Question 9: Options one and two introduce further restrictions for certain species. Which species do you think these further restrictions should apply to?

a. Species listed on Annex A or B of the EU Wildlife Trade Regulations

b. Species listed on IUCN Red List

c. Other

d. Please add any comments

(If b.) Please specify which IUCN Red List categories you think these further restrictions should apply to (e.g. critically endangered, endangered, vulnerable)? (If c.) Please tell us which species you think should be affected by further restrictions on the import and export of hunting trophies, either by identifying a framework to use, or submitting your own list, accompanied by an explanation for your answer.

Question 10: Do you think there should be different restrictions on hunting trophies imported and exported to and from countries within the EU, compared with countries outside of the EU?

While the UK is a member of the EU, we will continue to meet our EU obligations. This means that any new restrictions on imports and exports of hunting trophies which go further than those contained in the EU Wildlife Trade Regulations would need to be in accordance with EU law. After we leave the EU, the European Union (Withdrawal) Act 2018 will ensure that the EU Wildlife Regulations remain part of UK law. Any new restrictions would need to be considered in accordance with our future relationship with the EU. If new controls are taken forward, consideration will need to be given to whether those controls should also apply to movement to and from EU countries.

  1. Yes
  2. No
  3. Please add any comments. Where you think there should be different restrictions, please provide information on what you think the differences should be and why.

Question 11: Do you have additional information or evidence on:

a. Potential impacts of increased restrictions as set out in options one to three?

b. Potential barriers to implementation for options one to three?

Question 12: In options one, two and three, do you think there should be different restrictions on hunting trophies obtained from; wild animals, captive-bred animals or animals involved in canned hunting?

a. Yes 

b. No

Add any comments (If a.) i. hunting trophies from captive-bred animals (including canned) should have additional controls ii. hunting trophies from wild animals should have additional controls iii. Other

Question 13: For options one, two and three, do you think there should be any exemptions considered? Please state your reasons why.

a. Yes

b. No

c. Please add any comments

Enforcement:

At ports, Border Force is currently responsible for enforcing prohibitions and restrictions on certain goods being imported into or exported from the UK. To do this effectively, it has been granted enforcement powers, including the power to seize and to detain goods.

We propose Border Force would use its existing powers to enforce at the UK border any new prohibitions placed on the import or export of hunting trophies introduced following this consultation.
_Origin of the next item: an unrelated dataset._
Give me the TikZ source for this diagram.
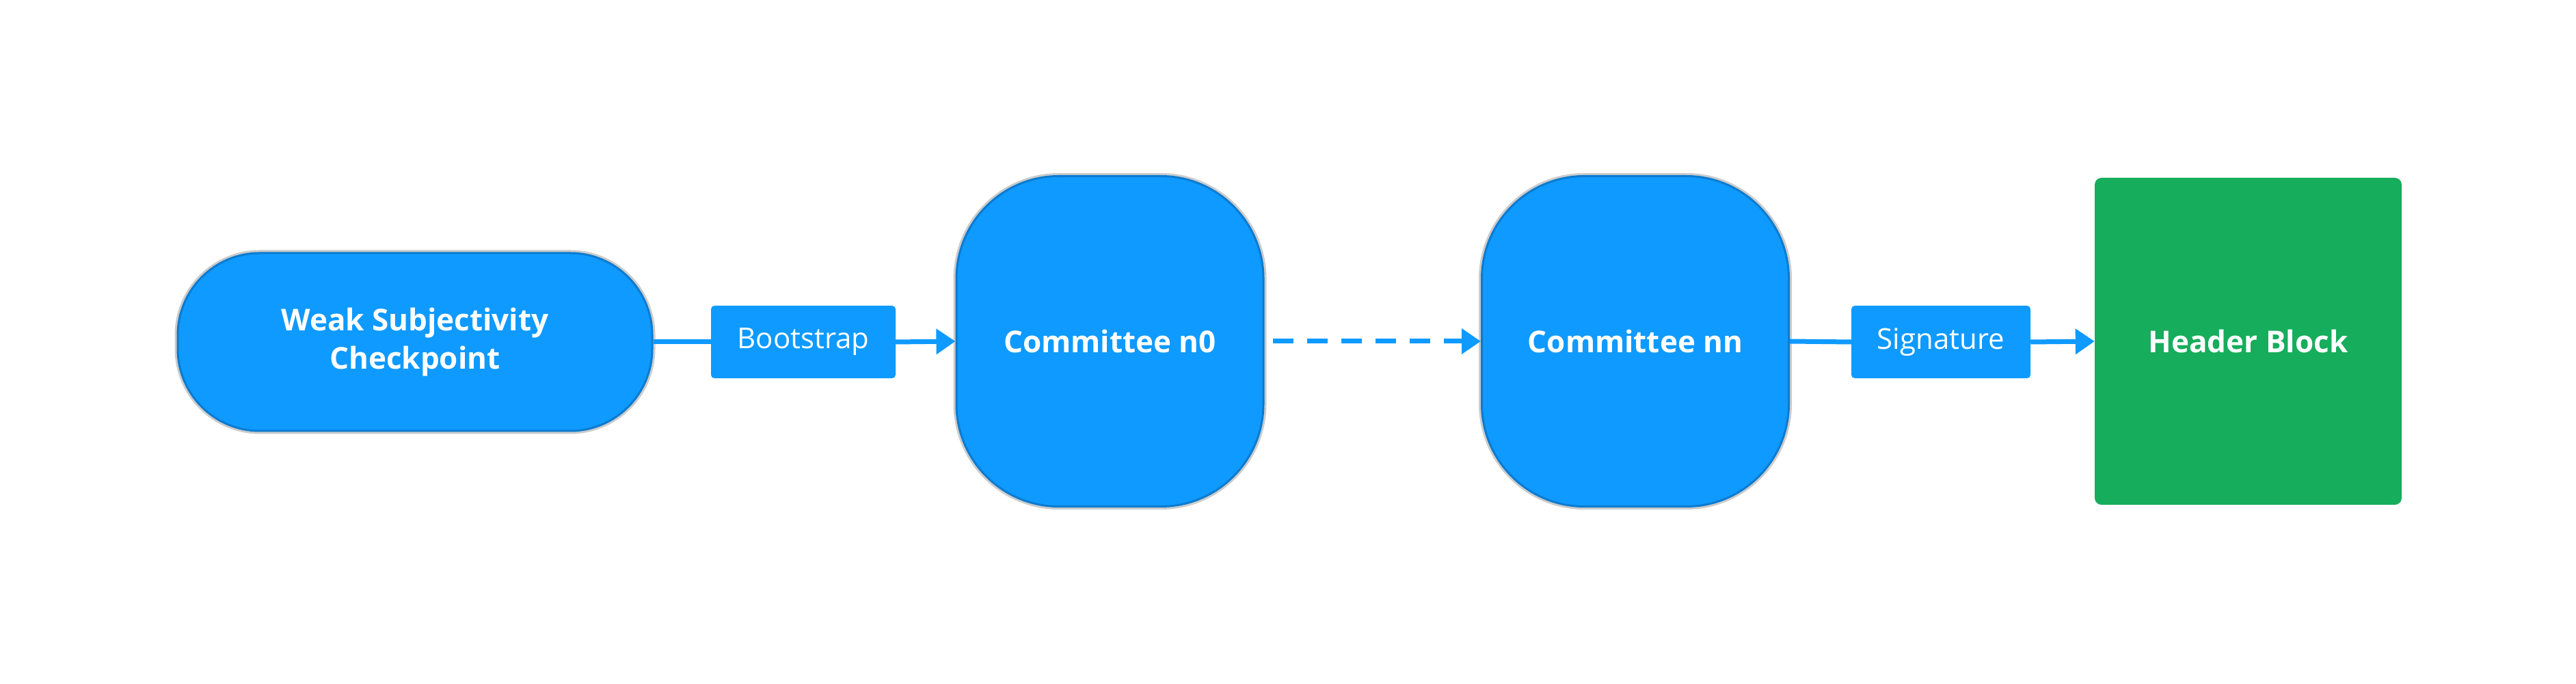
\documentclass[tikz,border=0pt]{standalone}
\usepackage{fontspec}
\setmainfont{Open Sans}
\usetikzlibrary{arrows.meta}
\definecolor{bl}{HTML}{0F9AFF}
\definecolor{bld}{HTML}{0B7BD0}
\definecolor{gr}{HTML}{16AD5C}
\begin{document}
\begin{tikzpicture}[x=1pt,y=1pt,
  blob/.style={draw=bld,line width=3pt,fill=bl,text=white,font=\fontsize{44}{56}\selectfont\bfseries,align=center,
    preaction={draw=black!20,line width=9pt}},
  lbl/.style={fill=bl,rounded corners=5pt,text=white,font=\fontsize{42}{50}\selectfont,minimum height=106pt,inner sep=0pt},
  conn/.style={draw=bl,line width=7pt,-{Triangle[length=28pt,width=36pt]}}]
\useasboundingbox (0,0) rectangle (3768,1000);
\node[blob,rounded corners=120pt,minimum width=694pt,minimum height=260pt] (wsc) at (607,500) {Weak Subjectivity\\Checkpoint};
\node[blob,rounded corners=150pt,minimum width=449pt,minimum height=483pt] (n0) at (1623.5,501) {Committee n0};
\node[blob,rounded corners=150pt,minimum width=449pt,minimum height=483pt] (nn) at (2392,501) {Committee nn};
\node[fill=gr,rounded corners=10pt,minimum width=449pt,minimum height=478pt,text=white,font=\fontsize{44}{56}\selectfont\bfseries] (hb) at (3288.5,501) {Header Block};
\node[lbl,minimum width=270pt] (bs) at (1175,500) {Bootstrap};
\node[lbl,minimum width=262pt] (sg) at (2839,500) {Signature};
\draw[draw=bl,line width=7pt] (wsc.east) -- (bs.west);
\draw[conn] (bs.east) -- (n0.west);
\draw[conn,dash pattern=on 30pt off 20pt] (n0.east) ++(12pt,0) coordinate (d0) (d0) -- (nn.west);
\draw[draw=bl,line width=7pt] (nn.east) -- (sg.west);
\draw[conn] (sg.east) -- (hb.west);
\end{tikzpicture}
\end{document}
Away from the UK border, we would ensure that the police would have the necessary powers to enforce any new prohibitions. Where other authorised persons (such as APHA compliance officers) are required to enforce any new prohibitions, we would ensure that they would have the necessary powers to do so.
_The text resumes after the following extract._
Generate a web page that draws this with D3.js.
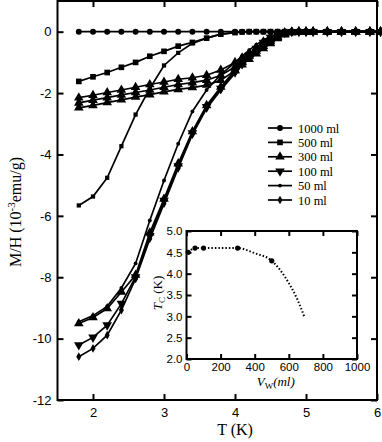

Where the option taken forward involves new prohibitions being put in place, we propose a mixed regime of civil and criminal sanctions for breaches of those prohibitions. We propose that any new criminal sanctions would be consistent with existing offences under the Control of Trade in Endangered Species Regulations 2018 (COTES). For instance, those found guilty of a criminal offence under COTES are liable to a fine and/or a maximum prison sentence of up to five years.

Similarly, we propose that any new civil sanctions would also be consistent with those found in COTES and would include: compliance notices, monetary penalties, enforcement undertakings, and non-compliance penalties. The type and level of civil penalty applied would be dependent on the type and severity of the offence. An existing regulatory body would be responsible for imposing civil sanctions.

Question 14: Do you agree with our proposed enforcement regime?